» **TASK PROMPT**
Give the number of lines that contain the string "matplotlib", please, and nothing else.

» **GIVEN DATA**
↓

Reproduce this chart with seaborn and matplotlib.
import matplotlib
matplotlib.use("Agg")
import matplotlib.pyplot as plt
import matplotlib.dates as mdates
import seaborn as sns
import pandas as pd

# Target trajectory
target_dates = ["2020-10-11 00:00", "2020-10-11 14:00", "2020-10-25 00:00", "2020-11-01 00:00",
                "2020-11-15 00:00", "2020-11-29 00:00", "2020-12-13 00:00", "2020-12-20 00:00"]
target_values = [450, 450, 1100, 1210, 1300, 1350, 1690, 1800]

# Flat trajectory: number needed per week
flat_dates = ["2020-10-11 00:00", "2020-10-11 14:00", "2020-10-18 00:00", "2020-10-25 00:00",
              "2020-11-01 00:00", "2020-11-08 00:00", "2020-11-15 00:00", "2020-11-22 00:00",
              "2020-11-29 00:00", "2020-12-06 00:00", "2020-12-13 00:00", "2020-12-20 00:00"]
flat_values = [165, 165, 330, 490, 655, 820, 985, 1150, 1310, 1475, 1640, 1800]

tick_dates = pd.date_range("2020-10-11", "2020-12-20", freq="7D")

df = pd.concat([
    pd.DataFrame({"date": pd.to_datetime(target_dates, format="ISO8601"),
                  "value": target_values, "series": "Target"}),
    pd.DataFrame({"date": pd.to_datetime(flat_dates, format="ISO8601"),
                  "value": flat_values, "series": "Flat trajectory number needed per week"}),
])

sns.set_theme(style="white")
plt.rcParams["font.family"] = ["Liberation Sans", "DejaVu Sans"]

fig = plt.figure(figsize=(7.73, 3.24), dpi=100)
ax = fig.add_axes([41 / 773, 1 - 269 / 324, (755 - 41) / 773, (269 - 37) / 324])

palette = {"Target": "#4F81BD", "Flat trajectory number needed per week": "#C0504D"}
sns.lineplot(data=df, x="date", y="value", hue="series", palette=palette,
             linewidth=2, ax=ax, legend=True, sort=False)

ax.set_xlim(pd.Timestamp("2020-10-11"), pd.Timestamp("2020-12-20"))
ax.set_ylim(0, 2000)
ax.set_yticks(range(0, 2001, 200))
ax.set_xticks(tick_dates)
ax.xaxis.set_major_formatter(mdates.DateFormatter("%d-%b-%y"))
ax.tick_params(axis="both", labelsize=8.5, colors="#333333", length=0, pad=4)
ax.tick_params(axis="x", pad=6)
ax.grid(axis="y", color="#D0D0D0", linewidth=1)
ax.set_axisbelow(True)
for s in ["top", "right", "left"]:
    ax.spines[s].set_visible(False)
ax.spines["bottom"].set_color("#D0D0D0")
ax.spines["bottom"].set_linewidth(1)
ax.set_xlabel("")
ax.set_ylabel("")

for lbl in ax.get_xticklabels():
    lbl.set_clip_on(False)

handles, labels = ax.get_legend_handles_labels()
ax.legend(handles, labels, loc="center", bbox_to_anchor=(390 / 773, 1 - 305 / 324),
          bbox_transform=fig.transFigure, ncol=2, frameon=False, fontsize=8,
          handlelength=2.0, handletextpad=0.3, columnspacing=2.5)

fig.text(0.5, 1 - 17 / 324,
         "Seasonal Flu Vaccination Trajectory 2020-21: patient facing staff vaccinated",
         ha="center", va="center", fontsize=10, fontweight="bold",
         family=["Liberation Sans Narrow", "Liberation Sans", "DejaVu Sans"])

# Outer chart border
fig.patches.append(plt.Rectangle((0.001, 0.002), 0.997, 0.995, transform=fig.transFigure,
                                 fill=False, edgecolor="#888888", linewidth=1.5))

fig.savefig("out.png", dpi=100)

↑
↓

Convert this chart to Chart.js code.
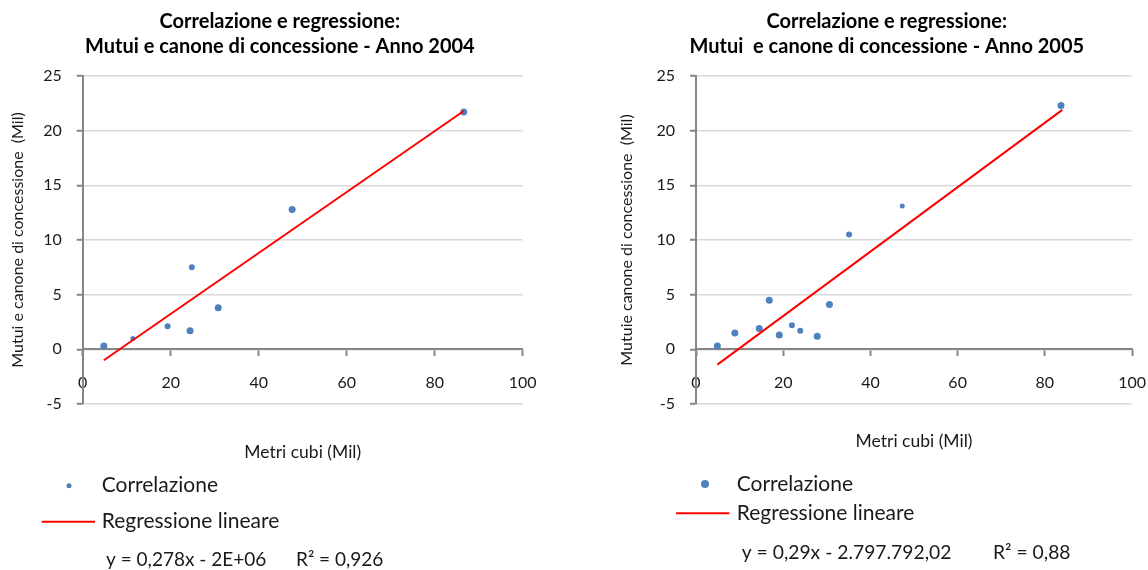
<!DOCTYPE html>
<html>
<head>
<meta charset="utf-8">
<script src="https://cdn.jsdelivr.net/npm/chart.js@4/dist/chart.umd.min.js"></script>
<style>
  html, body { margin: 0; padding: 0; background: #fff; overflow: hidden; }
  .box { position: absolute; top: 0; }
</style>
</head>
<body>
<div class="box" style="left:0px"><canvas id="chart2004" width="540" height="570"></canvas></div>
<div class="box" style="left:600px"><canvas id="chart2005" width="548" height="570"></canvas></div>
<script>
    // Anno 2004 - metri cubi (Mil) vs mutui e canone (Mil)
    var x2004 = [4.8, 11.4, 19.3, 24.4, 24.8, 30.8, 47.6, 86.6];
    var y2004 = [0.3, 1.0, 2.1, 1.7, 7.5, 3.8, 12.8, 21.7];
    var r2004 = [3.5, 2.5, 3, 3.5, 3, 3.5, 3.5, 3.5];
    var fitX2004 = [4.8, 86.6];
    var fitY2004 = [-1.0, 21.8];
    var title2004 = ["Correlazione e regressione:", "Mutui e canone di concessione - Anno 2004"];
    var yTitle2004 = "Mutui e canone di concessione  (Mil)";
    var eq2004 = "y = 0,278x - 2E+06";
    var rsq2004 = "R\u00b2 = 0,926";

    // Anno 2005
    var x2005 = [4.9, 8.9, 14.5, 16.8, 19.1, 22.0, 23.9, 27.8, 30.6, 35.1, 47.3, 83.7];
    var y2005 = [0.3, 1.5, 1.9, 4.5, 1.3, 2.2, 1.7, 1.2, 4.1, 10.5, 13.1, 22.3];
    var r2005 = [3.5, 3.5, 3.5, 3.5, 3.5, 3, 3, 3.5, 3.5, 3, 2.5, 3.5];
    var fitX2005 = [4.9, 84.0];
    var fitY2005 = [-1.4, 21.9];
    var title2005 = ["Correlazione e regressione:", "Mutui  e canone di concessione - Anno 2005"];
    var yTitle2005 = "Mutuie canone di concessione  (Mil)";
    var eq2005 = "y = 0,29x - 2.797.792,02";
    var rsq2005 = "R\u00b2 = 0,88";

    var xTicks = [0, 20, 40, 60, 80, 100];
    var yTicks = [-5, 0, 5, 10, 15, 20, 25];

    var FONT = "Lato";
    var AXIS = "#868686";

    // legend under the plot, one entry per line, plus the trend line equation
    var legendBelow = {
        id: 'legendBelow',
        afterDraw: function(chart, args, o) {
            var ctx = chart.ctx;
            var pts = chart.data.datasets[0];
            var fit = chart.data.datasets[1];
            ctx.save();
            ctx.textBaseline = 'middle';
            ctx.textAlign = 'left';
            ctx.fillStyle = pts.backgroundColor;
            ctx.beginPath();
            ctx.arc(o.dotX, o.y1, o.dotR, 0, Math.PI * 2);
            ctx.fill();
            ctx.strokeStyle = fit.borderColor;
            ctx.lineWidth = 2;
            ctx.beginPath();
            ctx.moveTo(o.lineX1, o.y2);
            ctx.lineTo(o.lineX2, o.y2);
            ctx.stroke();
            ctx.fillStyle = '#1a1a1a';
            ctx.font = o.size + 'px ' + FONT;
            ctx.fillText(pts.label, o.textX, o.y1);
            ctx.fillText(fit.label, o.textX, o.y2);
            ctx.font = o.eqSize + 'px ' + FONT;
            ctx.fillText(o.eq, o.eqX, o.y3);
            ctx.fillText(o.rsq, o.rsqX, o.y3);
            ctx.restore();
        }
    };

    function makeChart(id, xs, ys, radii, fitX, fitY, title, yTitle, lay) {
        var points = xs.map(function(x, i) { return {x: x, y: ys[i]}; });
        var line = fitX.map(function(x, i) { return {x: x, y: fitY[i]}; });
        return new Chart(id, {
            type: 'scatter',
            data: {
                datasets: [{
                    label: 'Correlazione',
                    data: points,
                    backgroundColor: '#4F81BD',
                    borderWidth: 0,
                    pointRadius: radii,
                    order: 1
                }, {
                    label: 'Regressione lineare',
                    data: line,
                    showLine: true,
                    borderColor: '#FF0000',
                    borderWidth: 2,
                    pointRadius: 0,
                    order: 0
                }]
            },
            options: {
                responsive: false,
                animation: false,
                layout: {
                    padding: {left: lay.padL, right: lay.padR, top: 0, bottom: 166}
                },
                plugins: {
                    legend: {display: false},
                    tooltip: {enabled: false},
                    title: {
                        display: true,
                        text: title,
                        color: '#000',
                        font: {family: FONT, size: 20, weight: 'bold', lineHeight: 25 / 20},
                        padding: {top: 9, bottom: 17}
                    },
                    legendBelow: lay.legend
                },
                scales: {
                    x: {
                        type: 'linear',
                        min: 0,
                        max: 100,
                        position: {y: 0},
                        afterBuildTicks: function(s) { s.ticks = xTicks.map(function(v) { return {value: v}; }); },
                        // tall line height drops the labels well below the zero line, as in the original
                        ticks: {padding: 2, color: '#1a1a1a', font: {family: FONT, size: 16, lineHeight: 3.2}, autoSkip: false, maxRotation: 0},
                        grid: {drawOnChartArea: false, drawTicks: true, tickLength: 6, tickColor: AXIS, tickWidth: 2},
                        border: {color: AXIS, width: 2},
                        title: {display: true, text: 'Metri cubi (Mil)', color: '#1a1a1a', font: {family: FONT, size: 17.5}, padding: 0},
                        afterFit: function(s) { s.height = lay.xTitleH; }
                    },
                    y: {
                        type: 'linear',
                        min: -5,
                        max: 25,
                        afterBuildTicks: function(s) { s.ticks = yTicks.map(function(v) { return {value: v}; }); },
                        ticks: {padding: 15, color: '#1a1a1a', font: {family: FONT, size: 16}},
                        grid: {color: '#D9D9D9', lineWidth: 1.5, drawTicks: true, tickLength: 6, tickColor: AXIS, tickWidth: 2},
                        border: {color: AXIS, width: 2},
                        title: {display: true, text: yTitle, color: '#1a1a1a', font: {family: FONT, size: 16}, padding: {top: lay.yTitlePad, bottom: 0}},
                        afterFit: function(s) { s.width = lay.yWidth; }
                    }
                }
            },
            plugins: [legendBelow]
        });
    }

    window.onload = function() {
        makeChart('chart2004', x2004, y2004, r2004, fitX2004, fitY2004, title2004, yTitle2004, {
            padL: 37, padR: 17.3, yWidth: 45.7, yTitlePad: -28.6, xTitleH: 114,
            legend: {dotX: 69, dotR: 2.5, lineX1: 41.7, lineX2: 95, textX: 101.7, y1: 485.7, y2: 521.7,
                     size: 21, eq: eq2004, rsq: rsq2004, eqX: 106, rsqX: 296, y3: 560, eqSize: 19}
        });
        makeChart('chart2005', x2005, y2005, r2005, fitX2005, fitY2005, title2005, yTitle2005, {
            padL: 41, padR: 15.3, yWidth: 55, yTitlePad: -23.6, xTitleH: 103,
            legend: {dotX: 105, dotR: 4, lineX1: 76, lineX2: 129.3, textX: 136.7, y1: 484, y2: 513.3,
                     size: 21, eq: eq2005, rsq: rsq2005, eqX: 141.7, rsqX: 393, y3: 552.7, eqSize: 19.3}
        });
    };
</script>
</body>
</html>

↑
↓

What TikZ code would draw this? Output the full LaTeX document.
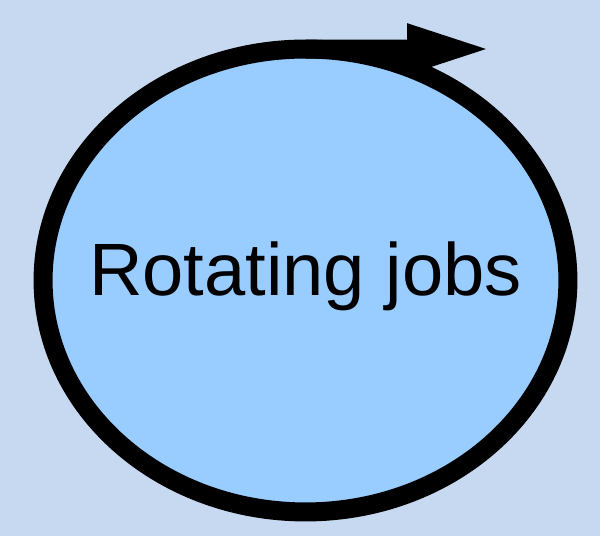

↑

» **WRITTEN RESPONSE**
5